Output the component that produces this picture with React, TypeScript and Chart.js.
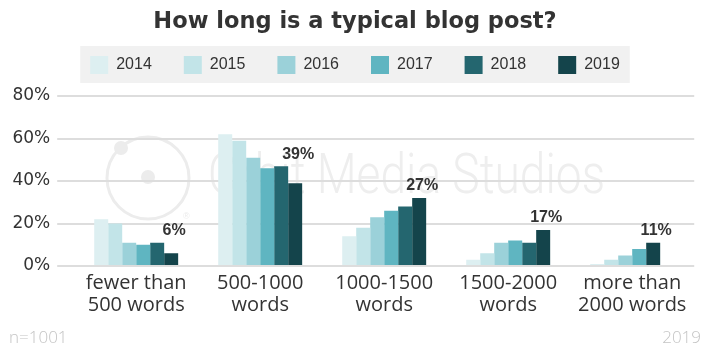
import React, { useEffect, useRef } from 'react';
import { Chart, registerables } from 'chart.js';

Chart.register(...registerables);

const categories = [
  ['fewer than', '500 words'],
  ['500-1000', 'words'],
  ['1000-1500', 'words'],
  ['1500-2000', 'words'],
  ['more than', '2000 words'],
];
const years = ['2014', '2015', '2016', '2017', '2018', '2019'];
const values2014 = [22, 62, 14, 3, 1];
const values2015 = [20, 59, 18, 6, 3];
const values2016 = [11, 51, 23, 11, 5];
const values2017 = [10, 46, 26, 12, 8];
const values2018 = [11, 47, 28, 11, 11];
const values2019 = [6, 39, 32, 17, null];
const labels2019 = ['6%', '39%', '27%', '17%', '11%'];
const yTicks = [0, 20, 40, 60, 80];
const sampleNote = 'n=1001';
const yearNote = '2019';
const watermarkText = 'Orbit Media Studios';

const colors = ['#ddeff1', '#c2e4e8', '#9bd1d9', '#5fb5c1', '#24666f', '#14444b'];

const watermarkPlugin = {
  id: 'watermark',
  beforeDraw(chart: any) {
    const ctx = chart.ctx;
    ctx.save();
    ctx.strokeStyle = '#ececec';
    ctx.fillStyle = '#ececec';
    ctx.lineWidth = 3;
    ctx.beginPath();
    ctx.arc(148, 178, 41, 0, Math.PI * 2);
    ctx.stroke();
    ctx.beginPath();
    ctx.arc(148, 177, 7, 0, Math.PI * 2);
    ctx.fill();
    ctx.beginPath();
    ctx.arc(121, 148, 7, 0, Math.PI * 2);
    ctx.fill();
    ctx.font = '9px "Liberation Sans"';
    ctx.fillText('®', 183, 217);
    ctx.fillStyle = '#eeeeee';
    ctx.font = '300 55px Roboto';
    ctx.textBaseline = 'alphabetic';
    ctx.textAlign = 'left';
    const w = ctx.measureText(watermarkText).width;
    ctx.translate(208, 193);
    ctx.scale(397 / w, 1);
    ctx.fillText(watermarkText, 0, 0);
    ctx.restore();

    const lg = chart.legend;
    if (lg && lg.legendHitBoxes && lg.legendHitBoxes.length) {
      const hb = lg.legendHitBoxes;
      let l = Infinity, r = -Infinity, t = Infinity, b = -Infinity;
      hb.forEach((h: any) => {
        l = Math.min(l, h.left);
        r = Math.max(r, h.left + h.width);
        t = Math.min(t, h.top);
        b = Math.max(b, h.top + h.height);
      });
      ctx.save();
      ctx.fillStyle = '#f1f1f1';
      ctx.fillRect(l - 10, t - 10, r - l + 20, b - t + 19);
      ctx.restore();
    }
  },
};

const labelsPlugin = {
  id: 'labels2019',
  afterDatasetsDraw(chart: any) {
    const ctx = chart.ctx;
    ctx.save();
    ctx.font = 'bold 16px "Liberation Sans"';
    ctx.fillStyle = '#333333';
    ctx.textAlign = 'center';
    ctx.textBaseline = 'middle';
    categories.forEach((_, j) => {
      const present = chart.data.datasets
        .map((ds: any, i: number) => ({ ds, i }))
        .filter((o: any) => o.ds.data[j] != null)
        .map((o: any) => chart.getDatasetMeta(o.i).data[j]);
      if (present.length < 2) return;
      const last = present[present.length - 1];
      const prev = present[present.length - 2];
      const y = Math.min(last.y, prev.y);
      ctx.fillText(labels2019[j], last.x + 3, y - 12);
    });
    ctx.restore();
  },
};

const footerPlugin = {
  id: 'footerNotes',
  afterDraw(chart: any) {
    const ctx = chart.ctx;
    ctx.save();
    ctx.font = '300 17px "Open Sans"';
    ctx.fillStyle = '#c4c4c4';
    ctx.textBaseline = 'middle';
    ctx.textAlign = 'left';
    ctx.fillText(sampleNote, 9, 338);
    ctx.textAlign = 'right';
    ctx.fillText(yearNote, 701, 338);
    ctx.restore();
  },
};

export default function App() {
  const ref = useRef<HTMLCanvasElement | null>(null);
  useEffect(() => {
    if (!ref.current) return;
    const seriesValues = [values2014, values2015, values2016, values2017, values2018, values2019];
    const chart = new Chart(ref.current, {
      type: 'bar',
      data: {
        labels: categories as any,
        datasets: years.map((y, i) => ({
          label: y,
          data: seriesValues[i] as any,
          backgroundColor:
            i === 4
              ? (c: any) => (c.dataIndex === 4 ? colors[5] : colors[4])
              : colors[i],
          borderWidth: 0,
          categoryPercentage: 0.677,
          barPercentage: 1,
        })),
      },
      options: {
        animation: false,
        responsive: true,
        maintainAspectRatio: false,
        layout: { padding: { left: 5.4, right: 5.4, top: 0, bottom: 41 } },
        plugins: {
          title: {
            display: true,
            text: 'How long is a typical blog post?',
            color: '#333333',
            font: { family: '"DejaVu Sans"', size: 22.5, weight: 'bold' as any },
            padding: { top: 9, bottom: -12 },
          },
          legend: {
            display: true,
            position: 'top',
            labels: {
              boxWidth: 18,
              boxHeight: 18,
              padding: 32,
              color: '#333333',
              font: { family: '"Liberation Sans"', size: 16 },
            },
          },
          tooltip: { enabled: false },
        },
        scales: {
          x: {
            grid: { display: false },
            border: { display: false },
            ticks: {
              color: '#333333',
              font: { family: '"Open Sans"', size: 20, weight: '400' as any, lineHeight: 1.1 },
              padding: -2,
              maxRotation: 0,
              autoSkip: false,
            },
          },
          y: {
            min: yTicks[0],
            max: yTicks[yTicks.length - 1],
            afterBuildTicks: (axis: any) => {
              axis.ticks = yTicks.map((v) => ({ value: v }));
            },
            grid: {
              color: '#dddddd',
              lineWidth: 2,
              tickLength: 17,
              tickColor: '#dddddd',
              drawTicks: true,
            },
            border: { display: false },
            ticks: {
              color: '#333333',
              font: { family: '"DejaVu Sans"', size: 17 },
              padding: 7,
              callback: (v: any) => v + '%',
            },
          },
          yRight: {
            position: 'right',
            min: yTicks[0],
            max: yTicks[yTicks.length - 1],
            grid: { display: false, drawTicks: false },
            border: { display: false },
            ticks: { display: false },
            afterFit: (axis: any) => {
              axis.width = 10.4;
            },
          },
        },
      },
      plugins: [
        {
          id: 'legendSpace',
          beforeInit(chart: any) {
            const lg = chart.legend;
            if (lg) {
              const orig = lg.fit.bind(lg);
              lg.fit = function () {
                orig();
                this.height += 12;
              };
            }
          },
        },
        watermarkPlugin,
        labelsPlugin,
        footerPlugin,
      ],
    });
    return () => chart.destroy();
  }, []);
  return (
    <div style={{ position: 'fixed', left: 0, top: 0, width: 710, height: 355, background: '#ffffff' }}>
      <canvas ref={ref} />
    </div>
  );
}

════════════════════

## Direction:
Copy each line of the listing that includes "React".

## Answer to this task:
Output the component that produces this picture with React, TypeScript and Chart.js.
import React, { useEffect, useRef } from 'react';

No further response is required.